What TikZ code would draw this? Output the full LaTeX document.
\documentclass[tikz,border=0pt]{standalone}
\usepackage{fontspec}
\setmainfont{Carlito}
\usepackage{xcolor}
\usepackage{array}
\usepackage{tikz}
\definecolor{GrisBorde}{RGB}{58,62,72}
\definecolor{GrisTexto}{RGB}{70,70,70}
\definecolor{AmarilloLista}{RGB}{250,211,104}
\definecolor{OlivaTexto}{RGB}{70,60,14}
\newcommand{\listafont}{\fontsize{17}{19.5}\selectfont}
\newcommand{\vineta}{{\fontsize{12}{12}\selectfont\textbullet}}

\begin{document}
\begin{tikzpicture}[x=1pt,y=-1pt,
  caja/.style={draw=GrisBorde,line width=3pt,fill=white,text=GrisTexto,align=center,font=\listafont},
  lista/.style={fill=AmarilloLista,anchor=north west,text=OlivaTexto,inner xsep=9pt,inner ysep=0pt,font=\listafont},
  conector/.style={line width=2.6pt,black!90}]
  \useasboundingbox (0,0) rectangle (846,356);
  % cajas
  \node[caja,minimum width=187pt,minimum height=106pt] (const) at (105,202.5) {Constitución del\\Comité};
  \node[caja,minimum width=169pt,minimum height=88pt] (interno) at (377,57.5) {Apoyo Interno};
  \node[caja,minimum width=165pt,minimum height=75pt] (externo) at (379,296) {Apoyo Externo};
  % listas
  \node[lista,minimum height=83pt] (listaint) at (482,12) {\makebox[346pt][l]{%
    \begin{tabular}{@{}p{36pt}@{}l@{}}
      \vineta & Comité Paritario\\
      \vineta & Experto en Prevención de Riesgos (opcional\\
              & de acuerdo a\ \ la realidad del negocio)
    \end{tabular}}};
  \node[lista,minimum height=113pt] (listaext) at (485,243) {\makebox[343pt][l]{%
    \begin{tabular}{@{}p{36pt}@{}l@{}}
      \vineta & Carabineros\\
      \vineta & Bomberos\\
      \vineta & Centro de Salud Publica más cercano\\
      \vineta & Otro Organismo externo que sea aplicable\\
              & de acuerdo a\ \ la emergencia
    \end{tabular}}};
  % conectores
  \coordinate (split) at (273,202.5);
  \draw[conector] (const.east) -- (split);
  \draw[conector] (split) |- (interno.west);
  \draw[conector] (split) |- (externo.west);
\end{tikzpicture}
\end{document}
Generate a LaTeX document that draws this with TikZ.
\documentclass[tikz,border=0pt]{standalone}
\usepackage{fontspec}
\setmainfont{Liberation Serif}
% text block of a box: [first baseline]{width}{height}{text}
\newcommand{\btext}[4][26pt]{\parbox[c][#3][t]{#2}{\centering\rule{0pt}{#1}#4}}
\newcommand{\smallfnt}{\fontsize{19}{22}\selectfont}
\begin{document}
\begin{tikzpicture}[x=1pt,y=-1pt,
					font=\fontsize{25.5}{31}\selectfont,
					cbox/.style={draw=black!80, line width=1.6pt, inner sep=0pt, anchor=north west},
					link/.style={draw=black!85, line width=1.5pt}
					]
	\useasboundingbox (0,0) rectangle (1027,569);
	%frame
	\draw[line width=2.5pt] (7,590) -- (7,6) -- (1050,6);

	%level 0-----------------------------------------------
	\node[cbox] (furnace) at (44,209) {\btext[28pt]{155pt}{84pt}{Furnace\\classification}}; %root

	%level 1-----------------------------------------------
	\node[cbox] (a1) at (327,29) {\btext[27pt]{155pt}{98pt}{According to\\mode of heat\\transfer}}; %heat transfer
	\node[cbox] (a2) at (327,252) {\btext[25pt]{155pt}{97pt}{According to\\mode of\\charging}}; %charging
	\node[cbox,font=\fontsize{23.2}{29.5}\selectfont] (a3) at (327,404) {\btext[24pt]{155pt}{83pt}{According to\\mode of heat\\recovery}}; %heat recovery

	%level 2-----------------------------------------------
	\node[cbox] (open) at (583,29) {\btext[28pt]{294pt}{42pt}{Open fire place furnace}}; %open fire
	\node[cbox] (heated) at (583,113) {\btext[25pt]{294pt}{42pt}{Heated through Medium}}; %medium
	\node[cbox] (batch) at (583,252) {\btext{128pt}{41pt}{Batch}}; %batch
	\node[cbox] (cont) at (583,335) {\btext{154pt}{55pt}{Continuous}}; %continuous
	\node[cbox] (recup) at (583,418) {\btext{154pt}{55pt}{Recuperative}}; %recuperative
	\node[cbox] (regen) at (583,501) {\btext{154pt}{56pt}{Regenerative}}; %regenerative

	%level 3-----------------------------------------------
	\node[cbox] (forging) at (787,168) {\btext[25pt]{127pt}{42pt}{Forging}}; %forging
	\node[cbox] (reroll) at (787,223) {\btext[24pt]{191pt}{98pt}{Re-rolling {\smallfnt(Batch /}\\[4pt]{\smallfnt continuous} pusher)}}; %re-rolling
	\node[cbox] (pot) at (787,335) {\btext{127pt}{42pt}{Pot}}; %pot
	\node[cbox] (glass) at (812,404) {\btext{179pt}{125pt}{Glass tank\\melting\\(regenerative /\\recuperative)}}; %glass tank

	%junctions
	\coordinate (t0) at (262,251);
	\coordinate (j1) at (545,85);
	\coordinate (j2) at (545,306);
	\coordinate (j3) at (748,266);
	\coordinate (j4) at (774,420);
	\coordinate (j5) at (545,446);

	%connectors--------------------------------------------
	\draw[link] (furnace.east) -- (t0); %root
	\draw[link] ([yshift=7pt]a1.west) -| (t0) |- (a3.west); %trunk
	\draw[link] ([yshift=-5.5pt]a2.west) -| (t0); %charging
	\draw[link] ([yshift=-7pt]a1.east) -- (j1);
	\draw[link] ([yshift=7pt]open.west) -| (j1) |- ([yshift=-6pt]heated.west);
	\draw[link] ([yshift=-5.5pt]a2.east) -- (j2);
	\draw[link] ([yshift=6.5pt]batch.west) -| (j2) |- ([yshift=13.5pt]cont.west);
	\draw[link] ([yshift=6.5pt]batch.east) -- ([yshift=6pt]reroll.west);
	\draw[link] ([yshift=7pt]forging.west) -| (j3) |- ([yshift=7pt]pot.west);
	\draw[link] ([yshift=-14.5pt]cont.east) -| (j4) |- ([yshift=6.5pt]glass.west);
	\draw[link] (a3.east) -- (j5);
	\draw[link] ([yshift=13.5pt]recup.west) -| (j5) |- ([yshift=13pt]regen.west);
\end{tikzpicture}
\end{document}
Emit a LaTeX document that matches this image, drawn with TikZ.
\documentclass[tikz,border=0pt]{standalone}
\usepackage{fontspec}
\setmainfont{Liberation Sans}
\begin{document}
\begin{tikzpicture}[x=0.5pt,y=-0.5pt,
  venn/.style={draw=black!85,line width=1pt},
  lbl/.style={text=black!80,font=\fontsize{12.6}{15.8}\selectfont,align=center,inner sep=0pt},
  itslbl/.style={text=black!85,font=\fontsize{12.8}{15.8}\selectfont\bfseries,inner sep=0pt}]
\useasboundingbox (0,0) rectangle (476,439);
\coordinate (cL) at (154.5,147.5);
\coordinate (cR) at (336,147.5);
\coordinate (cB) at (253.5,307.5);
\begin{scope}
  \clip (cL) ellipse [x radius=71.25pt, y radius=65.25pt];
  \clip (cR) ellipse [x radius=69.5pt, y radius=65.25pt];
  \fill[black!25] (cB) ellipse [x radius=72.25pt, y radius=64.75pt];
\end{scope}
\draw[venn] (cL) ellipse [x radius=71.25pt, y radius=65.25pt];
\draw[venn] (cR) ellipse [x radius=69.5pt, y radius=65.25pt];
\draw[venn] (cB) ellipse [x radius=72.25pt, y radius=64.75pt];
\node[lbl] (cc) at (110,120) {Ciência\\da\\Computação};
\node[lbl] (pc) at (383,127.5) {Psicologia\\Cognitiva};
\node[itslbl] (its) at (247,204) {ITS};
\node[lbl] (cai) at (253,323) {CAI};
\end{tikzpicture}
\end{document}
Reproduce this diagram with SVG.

——————————

- **Problem to solve**
Copy each line that contains the word "this".

- **Solution**
What TikZ code would draw this? Output the full LaTeX document.
Generate a LaTeX document that draws this with TikZ.
Emit a LaTeX document that matches this image, drawn with TikZ.
Reproduce this diagram with SVG.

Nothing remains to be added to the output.